Las actividades lúdico-deportivas eran frecuentes en toda España. Entonces no se habían introducido deportes, como el fútbol, que a la vez eran espectáculo y que practicaban miles de personas. Habrá que esperar al siglo XX para que este tipo de deportes foráneos se popularicen. Lo que había en la España del siglo XIX eran juegos, como la pelota, petanca o los bolos más o menos difundidos por todo el país. Carecemos de estadísticas de quiénes los practicaban. Aun del juego de pelota, del que tenemos algunos datos, éstos sólo se refieren a los juegos de pelota construidos expresamente como tales y no los miles que había casi en cada pueblo, improvisados en cualquiera de los muros de un edificio local. De los frontones que recoge el Anuario Estadístico, se deduce la mayor afición en el Norte de España. Concretamente, Lérida, Logroño, Guipúzcoa y Zaragoza tenían más de veinte. Seguían Valencia con once y Navarra con diez. El resto de las provincias tenía menos de diez.

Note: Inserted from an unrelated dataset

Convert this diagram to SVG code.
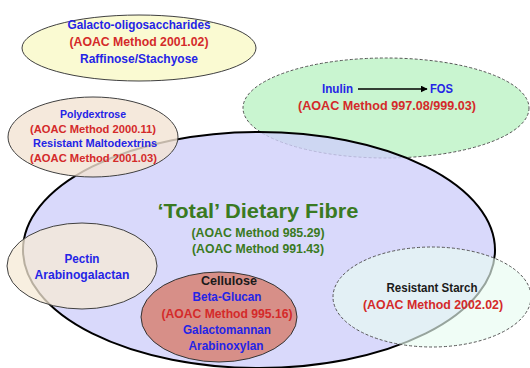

El espectáculo que superaba a todos los demás, por difusión y seguidores, era el teatro. Además de los teatros construidos, que recoge la estadística, prácticamente todas las miles de localidades españolas recibían la visita periódica de las compañías de cómicos que representaban, cantaban y bailaban en la plaza del pueblo, las corralas o en cualquier lugar improvisado.

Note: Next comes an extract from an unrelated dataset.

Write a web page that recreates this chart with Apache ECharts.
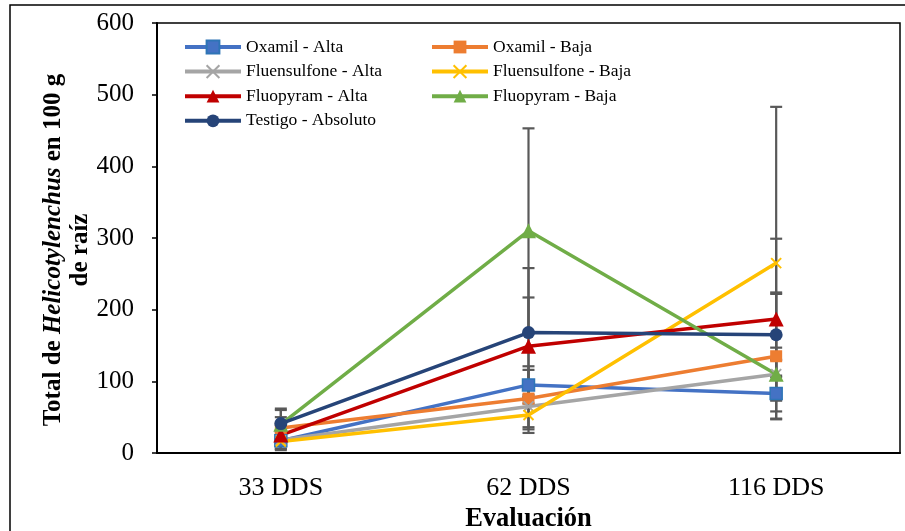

Los teatros estables eran cerca de trescientos. La mayoría de las capitales de provincias y pueblos grandes contaban con un solo teatro. Había algunas excepciones: ocho en Madrid, siete en Barcelona, cinco en Cádiz, tres en Málaga y dos en Sevilla, Valencia, Valladolid, Zaragoza, Huesca y La Coruña.
En el resto de las localidades de cada provincia, destacaban los pueblos de Barcelona, que contaban con 30 teatros en los que se representaron 449 funciones dramáticas, aunque no hubo funciones de ópera y zarzuela, que eran poco frecuentes en los pueblos, salvo en los de Cádiz, Baleares y Alicante.
El teatro no era concebido sólo como representación de obras dramáticas, sino que se introducía la música y la canción.
Así, nacieron la ópera y la zarzuela que sólo se representaban en los teatros fijos.
El número de funciones dramáticas estaba más o menos en proporción al de teatros, con un máximo de 615 en Madrid. Lo mismo que la ópera, que tuvo 160 funciones en Madrid, donde destacaba el Teatro Real de la Opera inaugurado en 1851, seguida por Cádiz con 95, Barcelona con 78 y Baleares con 67. La zarzuela, mucho más popular, tuvo un máximo de funciones en Madrid con 415, seguida por Barcelona con 206 y Alicante con 110.
La zarzuela, género músico teatral netamente español cuya primera representación en el siglo XVII tuvo lugar en el palacio de La Zarzuela que le dio nombre, tuvo un florecimiento a partir de 1832, en obras de un acto, destacando libretistas como Manuel Bretón de los Herreros, Sebastián Iradier, Rafael Hernando. A partir de 1851, se estrena Jugar con fuego, obra en varios actos, de Ventura de la Vega y Barbieri, quienes junto a Gaztambide, Arrieta, Chapí fueron los principales libretistas y compositores en el resto del reinado de Isabel II. En 1856, la inauguración del Teatro de la Zarzuela de Madrid dio un impulso decisivo al género que predominó en toda España durante más de un siglo.